§ **TASK BRIEF**
Return the lines from the one with "Emit a Python" through the one with "time_s = list(range(0, 100))", exactly as they appear and with no pictures.

Stored items from a collection:
+---+
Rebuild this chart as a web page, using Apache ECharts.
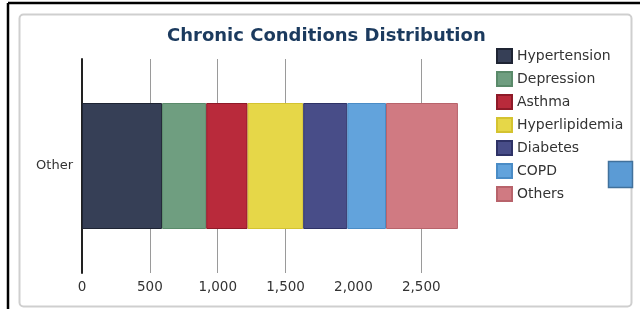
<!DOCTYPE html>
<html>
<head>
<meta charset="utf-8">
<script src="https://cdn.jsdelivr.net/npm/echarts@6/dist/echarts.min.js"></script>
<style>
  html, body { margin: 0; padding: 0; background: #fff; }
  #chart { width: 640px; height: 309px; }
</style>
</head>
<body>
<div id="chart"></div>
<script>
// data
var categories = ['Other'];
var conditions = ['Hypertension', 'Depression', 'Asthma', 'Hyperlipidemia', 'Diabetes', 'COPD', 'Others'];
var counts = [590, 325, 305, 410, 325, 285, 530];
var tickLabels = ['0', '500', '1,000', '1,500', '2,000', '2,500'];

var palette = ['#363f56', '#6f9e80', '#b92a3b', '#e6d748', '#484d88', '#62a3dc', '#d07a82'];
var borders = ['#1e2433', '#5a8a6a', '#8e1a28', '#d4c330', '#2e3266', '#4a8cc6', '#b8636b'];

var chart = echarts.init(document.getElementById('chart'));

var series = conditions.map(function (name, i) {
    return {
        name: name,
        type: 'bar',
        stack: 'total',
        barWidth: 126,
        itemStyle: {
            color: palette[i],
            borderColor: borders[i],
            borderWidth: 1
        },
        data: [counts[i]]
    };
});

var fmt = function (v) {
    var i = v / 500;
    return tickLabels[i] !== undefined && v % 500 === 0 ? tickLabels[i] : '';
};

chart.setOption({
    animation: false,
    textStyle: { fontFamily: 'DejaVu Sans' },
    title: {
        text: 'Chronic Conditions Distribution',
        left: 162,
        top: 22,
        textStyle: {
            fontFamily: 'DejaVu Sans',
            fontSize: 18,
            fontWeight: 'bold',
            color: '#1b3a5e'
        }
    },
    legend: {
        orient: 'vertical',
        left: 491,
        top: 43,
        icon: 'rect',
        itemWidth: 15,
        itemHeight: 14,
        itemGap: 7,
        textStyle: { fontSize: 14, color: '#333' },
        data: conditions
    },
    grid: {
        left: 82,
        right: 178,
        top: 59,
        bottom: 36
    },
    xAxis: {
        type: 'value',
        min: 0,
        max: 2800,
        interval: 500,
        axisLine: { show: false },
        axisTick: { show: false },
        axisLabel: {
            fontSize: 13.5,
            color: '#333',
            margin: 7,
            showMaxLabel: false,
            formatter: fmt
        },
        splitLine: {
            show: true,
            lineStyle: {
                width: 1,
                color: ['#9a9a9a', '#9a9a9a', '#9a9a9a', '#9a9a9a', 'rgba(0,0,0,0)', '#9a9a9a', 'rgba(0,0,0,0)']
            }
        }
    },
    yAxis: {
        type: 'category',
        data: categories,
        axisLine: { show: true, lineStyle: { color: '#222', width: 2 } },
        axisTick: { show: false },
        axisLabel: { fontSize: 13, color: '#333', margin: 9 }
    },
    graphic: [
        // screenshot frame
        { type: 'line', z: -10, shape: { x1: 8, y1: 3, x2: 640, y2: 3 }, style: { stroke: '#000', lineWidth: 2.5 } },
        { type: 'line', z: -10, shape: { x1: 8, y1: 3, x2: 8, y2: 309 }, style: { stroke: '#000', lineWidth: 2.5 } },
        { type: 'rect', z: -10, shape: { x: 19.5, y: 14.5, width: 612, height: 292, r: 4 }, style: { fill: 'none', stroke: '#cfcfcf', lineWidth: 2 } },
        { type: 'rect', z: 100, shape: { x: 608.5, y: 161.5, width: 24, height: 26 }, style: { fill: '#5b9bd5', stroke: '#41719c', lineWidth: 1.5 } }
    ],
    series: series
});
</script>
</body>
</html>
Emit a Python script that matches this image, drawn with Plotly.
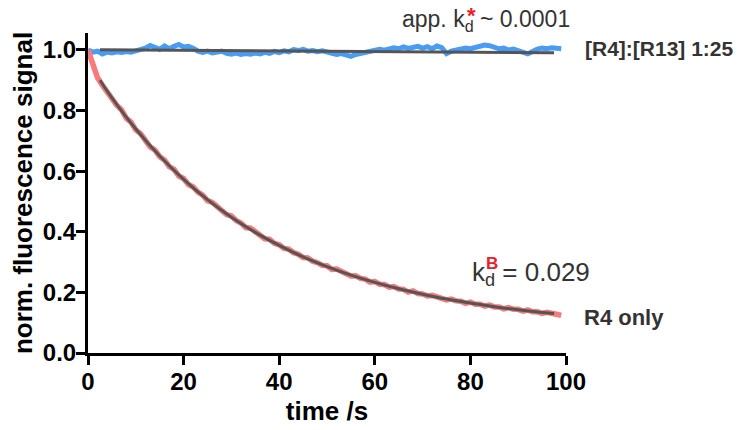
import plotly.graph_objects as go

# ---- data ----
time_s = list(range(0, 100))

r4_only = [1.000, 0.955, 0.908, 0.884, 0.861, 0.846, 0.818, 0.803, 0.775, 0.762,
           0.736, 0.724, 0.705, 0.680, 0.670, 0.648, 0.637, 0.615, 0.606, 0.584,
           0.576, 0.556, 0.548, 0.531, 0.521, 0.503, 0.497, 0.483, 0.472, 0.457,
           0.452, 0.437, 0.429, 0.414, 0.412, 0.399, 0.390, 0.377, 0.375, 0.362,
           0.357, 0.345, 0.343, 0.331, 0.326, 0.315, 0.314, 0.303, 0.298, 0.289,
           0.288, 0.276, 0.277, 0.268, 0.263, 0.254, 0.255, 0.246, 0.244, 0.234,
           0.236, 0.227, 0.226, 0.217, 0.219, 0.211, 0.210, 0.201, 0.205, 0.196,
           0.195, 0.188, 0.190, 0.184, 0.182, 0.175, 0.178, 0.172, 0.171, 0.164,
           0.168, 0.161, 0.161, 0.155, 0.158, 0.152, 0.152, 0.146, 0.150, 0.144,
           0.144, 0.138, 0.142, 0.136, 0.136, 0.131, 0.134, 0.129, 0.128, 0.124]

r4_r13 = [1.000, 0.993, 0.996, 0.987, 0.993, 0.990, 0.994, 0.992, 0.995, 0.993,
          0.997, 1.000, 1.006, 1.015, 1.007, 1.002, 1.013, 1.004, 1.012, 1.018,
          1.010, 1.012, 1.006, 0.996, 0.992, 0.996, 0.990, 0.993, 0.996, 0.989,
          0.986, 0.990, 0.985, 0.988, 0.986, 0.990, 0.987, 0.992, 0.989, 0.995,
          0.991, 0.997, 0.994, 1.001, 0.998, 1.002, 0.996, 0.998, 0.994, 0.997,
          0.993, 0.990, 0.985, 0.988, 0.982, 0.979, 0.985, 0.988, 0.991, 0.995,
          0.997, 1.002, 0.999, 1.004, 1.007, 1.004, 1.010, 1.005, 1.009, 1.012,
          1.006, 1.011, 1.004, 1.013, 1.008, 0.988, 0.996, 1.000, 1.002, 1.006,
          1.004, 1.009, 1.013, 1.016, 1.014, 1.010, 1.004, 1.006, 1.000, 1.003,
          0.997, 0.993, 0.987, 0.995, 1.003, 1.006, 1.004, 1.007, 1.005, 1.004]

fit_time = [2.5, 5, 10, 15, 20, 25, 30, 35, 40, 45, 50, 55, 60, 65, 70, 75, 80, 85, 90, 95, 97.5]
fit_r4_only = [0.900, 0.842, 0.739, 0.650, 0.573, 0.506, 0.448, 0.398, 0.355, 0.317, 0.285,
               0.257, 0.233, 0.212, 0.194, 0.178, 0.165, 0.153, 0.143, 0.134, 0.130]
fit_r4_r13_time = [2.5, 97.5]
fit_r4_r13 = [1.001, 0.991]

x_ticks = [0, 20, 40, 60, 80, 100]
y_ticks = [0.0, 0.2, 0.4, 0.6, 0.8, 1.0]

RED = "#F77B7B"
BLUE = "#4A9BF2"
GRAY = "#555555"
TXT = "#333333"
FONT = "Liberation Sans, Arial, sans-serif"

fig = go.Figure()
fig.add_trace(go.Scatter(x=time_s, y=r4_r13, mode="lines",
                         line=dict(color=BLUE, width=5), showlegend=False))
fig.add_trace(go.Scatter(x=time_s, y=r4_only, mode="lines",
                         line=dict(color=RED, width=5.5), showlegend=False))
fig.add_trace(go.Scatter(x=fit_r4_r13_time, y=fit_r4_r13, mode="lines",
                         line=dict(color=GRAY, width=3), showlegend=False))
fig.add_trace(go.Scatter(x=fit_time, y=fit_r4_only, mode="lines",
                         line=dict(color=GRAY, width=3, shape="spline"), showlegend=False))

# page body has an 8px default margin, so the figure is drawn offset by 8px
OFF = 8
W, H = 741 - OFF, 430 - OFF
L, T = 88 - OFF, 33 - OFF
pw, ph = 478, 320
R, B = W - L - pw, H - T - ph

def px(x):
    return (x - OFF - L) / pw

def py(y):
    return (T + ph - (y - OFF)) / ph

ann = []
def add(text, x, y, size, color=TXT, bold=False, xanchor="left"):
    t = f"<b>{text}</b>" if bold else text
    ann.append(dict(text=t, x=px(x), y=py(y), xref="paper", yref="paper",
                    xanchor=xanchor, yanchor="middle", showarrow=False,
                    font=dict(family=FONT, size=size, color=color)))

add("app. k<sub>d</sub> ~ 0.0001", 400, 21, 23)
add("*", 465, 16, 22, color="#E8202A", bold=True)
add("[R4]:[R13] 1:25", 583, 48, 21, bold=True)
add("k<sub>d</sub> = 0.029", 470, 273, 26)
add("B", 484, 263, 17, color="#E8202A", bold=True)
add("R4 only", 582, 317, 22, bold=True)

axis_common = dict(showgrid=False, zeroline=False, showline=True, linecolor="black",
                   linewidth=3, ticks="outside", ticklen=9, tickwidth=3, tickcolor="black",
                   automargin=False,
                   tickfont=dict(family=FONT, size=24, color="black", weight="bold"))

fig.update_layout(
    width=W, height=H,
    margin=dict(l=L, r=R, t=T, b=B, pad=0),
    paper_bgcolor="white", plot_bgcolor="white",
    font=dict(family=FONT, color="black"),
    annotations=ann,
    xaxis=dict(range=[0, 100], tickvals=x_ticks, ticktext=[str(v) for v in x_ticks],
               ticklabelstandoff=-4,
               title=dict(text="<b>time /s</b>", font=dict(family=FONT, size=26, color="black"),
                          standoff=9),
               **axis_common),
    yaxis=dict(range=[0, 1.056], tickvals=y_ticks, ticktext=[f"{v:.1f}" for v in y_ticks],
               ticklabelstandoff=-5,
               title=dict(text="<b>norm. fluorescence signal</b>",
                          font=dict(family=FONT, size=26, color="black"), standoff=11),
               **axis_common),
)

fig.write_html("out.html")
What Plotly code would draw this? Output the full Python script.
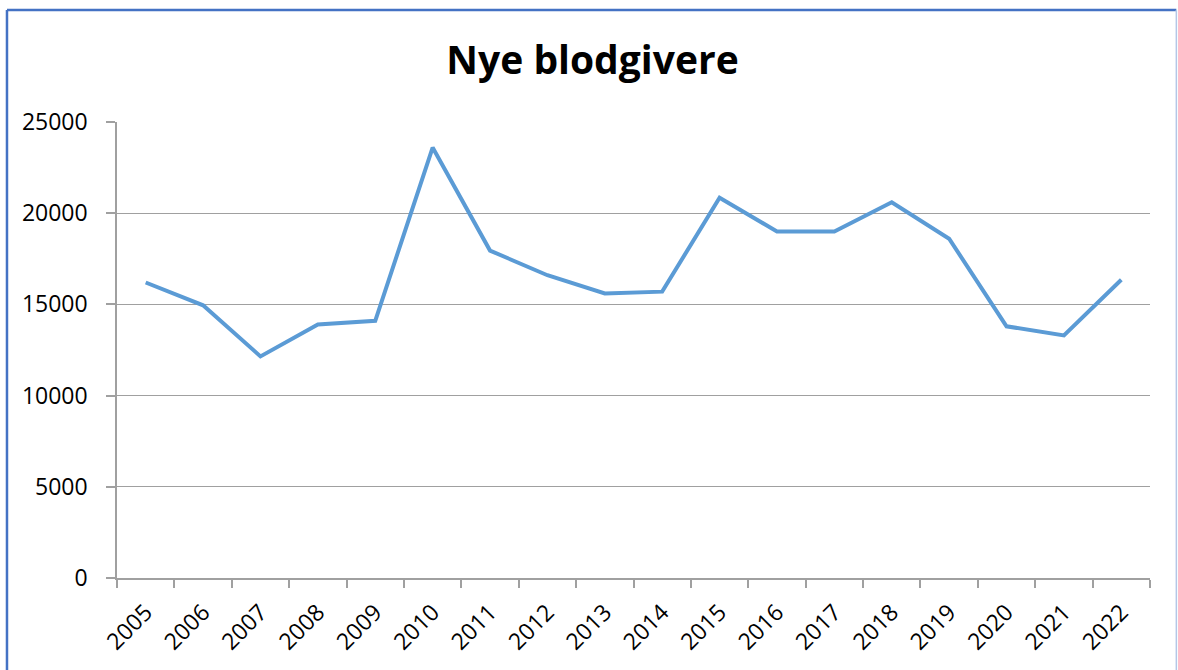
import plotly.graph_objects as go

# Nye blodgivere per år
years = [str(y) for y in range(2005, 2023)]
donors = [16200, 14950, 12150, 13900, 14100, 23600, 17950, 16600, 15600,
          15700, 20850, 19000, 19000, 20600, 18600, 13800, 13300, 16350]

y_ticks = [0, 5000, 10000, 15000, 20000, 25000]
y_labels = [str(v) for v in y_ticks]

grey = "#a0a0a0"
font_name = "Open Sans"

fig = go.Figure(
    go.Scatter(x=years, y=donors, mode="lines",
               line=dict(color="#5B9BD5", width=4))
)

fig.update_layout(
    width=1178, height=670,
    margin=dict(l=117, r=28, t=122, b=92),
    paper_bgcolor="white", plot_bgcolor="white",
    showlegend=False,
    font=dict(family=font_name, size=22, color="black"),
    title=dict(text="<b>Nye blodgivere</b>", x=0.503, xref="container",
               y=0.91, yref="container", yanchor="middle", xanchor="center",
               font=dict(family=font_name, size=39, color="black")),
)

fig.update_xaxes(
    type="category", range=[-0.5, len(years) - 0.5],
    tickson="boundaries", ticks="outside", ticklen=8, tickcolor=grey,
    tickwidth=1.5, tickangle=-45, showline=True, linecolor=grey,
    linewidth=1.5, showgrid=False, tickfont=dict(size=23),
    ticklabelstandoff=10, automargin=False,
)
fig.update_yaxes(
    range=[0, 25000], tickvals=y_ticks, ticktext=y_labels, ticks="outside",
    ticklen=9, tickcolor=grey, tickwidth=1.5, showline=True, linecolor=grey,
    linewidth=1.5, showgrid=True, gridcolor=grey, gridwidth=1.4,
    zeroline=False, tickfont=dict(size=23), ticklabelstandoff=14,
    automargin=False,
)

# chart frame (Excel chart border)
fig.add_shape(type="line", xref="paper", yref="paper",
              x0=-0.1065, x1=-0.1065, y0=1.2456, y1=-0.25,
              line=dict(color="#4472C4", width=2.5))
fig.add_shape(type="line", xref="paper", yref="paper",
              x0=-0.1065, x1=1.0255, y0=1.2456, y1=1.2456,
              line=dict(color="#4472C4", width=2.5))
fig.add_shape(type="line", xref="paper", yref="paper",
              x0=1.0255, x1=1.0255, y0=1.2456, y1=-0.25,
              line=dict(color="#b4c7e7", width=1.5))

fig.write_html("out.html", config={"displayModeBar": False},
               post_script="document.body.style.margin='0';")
+---+
§ **WORKED SOLUTION**
Emit a Python script that matches this image, drawn with Plotly.
import plotly.graph_objects as go

# ---- data ----
time_s = list(range(0, 100))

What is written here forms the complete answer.